Commercial services soon followed, and though they started life as a free service – because operators hadn't figured out how to charge for them – it was quickly realised there was money to be made from texting as the number rose dramatically.
Texting started off free, and turned out to be quite profitable. But, again, it started off free. If the strict profit model had been applied here, we'd never have had texting - it needed to exist first for its value to be proven. Someone had to take the risk by going pro-social with the service, first. The evolution of Facebook has followed a similar pattern - what starts off as fun, innovative and free becomes commercialized over time as the money people start to smell opportunity, then start to fear loss.

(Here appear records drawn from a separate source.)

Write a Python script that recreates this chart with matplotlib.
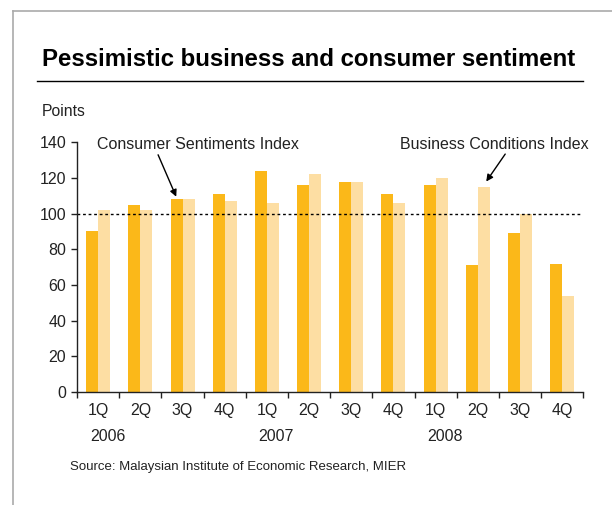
import numpy as np
import matplotlib
matplotlib.use('Agg')
import matplotlib.pyplot as plt
from matplotlib.lines import Line2D

plt.rcParams['font.family'] = ['Liberation Sans', 'DejaVu Sans']

# quarterly sentiment readings, 2006-2008
quarters = ['1Q', '2Q', '3Q', '4Q'] * 3
years = ['2006', '2007', '2008']
consumer = [90, 105, 108, 111, 124, 116, 118, 111, 116, 71, 89, 72]
business = [102, 102, 108, 107, 106, 122, 118, 106, 120, 115, 100, 54]

DARK = '#FBB819'
LIGHT = '#FDDEA3'
TXT = '#222222'
FS = 11.5

fig = plt.figure(figsize=(6.12, 5.05), dpi=100)
ax = fig.add_axes([0.126, 0.2238, 0.827, 0.4944])

x = np.arange(len(quarters))
w = 0.285
ax.bar(x - w / 2, consumer, w, color=DARK, linewidth=0)
ax.bar(x + w / 2, business, w, color=LIGHT, linewidth=0)

ax.axhline(100, color='black', lw=1, ls=(0, (2, 2)))

ax.set_xlim(-0.5, len(quarters) - 0.5)
ax.set_ylim(0, 140)
ax.set_yticks(range(0, 141, 20))
ax.set_xticks(np.arange(-0.5, len(quarters), 1.0))
ax.set_xticklabels([])
ax.set_xticks(x, minor=True)
ax.set_xticklabels(quarters, minor=True)
ax.tick_params(axis='x', which='major', direction='out', length=4, width=1, color=TXT)
ax.tick_params(axis='x', which='minor', length=0, pad=8, labelsize=FS, labelcolor=TXT)
ax.tick_params(axis='y', direction='out', length=4, width=1, color=TXT,
               labelsize=FS, labelcolor=TXT, pad=4)
for s in ['top', 'right']:
    ax.spines[s].set_visible(False)
for s in ['left', 'bottom']:
    ax.spines[s].set_color(TXT)
    ax.spines[s].set_linewidth(1)

# year labels under the first quarter of each year
for i, yr in enumerate(years):
    ax.text(i * 4 + 0.22, -0.18, yr, transform=ax.get_xaxis_transform(),
            ha='center', va='center', fontsize=FS, color=TXT)

# series labels with pointer arrows
ax.text(2.37, 139, 'Consumer Sentiments Index', ha='center', va='center',
        fontsize=FS, color=TXT)
ax.text(9.39, 139, 'Business Conditions Index', ha='center', va='center',
        fontsize=FS, color=TXT)
arrow = dict(arrowstyle='-|>', color='black', lw=1, mutation_scale=10, shrinkA=0, shrinkB=0)
ax.annotate('', xy=(1.85, 109.5), xytext=(1.42, 133), arrowprops=arrow)
ax.annotate('', xy=(9.2, 118), xytext=(9.65, 133.4), arrowprops=arrow)

fig.text(42 / 612, 1 - 60 / 505, 'Pessimistic business and consumer sentiment',
         fontsize=17.3, fontweight='bold', va='center', ha='left', color='black')
fig.add_artist(Line2D([37 / 612, 583 / 612], [1 - 81 / 505] * 2, color='black', lw=1))
fig.text(42 / 612, 1 - 112 / 505, 'Points', fontsize=11.3, va='center', ha='left', color=TXT)
fig.text(70 / 612, 1 - 467 / 505, 'Source: Malaysian Institute of Economic Research, MIER',
         fontsize=9.5, va='center', ha='left', color=TXT)

# frame lines along top and left edge
fig.add_artist(Line2D([13 / 612, 1], [1 - 11 / 505] * 2, color='#aaaaaa', lw=1.2))
fig.add_artist(Line2D([13 / 612] * 2, [1 - 11 / 505, 0], color='#aaaaaa', lw=1.2))

fig.savefig('out.png', dpi=100)
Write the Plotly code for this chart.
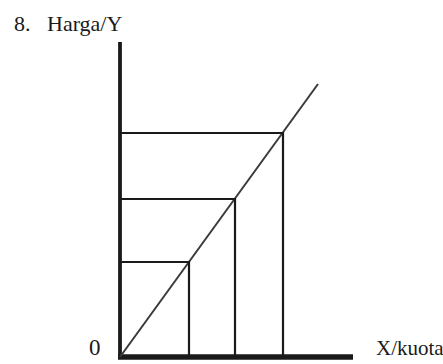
import plotly.graph_objects as go

# Supply curve through the origin and three price/quantity pairs
quantities = [69, 115, 163]
prices = [95, 158, 224]
curve_end = (198, 273)
x_axis_len = 233
y_axis_len = 315

ink = "#1a1a1a"
serif = "'Liberation Serif', 'Times New Roman', Times, serif"

fig = go.Figure()

# Axes drawn as thick lines from the origin
fig.add_trace(go.Scatter(x=[0, 0], y=[0, y_axis_len], mode="lines",
                         line=dict(color=ink, width=3.8), hoverinfo="skip"))
fig.add_trace(go.Scatter(x=[-2, x_axis_len], y=[0, 0], mode="lines",
                         line=dict(color=ink, width=5.5), hoverinfo="skip"))

# Diagonal supply line
fig.add_trace(go.Scatter(x=[0, curve_end[0]], y=[0, curve_end[1]], mode="lines",
                         line=dict(color="#3a3a3a", width=2), hoverinfo="skip"))

# Guide lines from each point to both axes
for q, p in zip(quantities, prices):
    fig.add_trace(go.Scatter(x=[0, q, q], y=[p, p, 0], mode="lines",
                             line=dict(color=ink, width=2.2), hoverinfo="skip"))

fig.add_annotation(x=-108, y=348, xref="x", yref="y", text="8.&nbsp;&nbsp;&nbsp;Harga/Y",
                   showarrow=False, xanchor="left", yanchor="top",
                   font=dict(family=serif, size=22, color=ink))
fig.add_annotation(x=-17, y=-5, xref="x", yref="y", text="0",
                   showarrow=False, xanchor="right", yanchor="bottom",
                   font=dict(family=serif, size=23, color=ink))
fig.add_annotation(x=254, y=-5, xref="x", yref="y", text="X/kuota",
                   showarrow=False, xanchor="left", yanchor="bottom",
                   font=dict(family=serif, size=21, color=ink))

fig.update_layout(
    width=443, height=364,
    margin=dict(l=0, r=0, t=0, b=0),
    paper_bgcolor="white", plot_bgcolor="white",
    showlegend=False,
    xaxis=dict(range=[-120, 323], visible=False, fixedrange=True),
    yaxis=dict(range=[-7, 357], visible=False, fixedrange=True),
)

fig.write_html("out.html")
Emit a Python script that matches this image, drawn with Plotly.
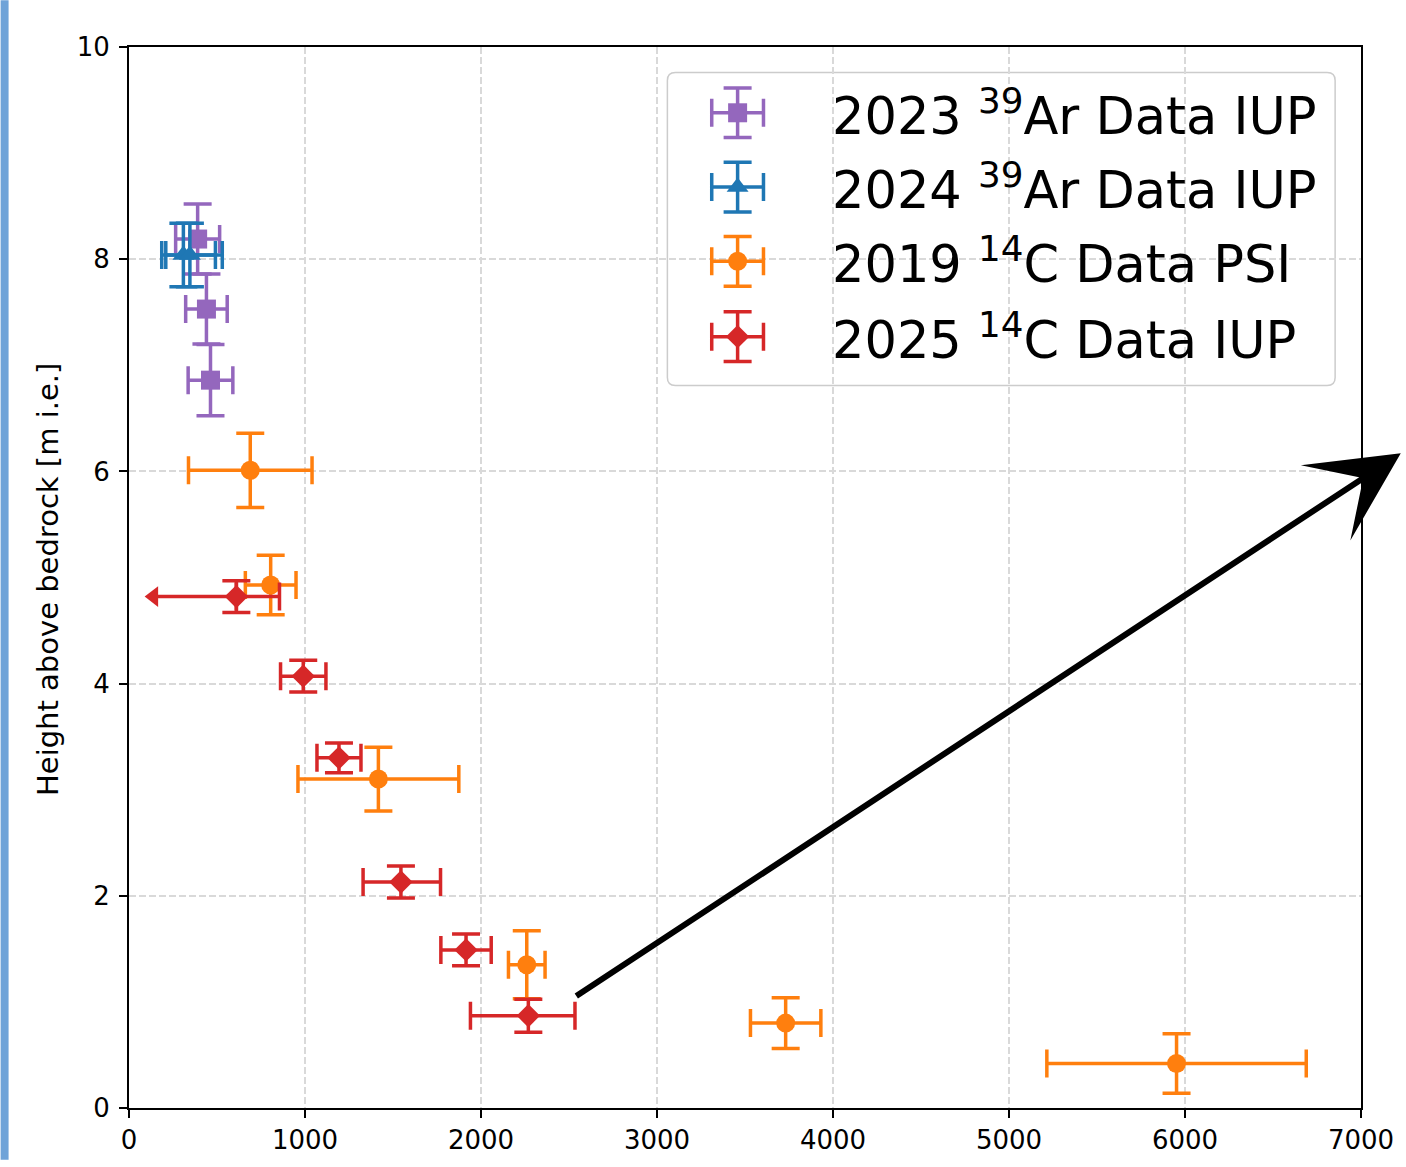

It all goes to show us - innovative value-add isn't tied to capitalism and can therefore exist independent of it. Capitalism, on other other hand, can only exist where it has innovation to manipulate. When time was, such was the case with feudalism and entrepreneurialism, too.
When it becomes solely about profit and related status, personal risk ceases to be desirable; consequences get downloaded to those with less to gain and more to lose, reducing the opportunity for innovation. Instead, sure things are what get bet on. In changing times, there's little that's 100% certain - even the buckets one tends to think of as immutable, like natural resources, aren't the cornucopia we often take them for.
Innovation is essential for growth, but it's dependent on vision first, capital second. Something to think about.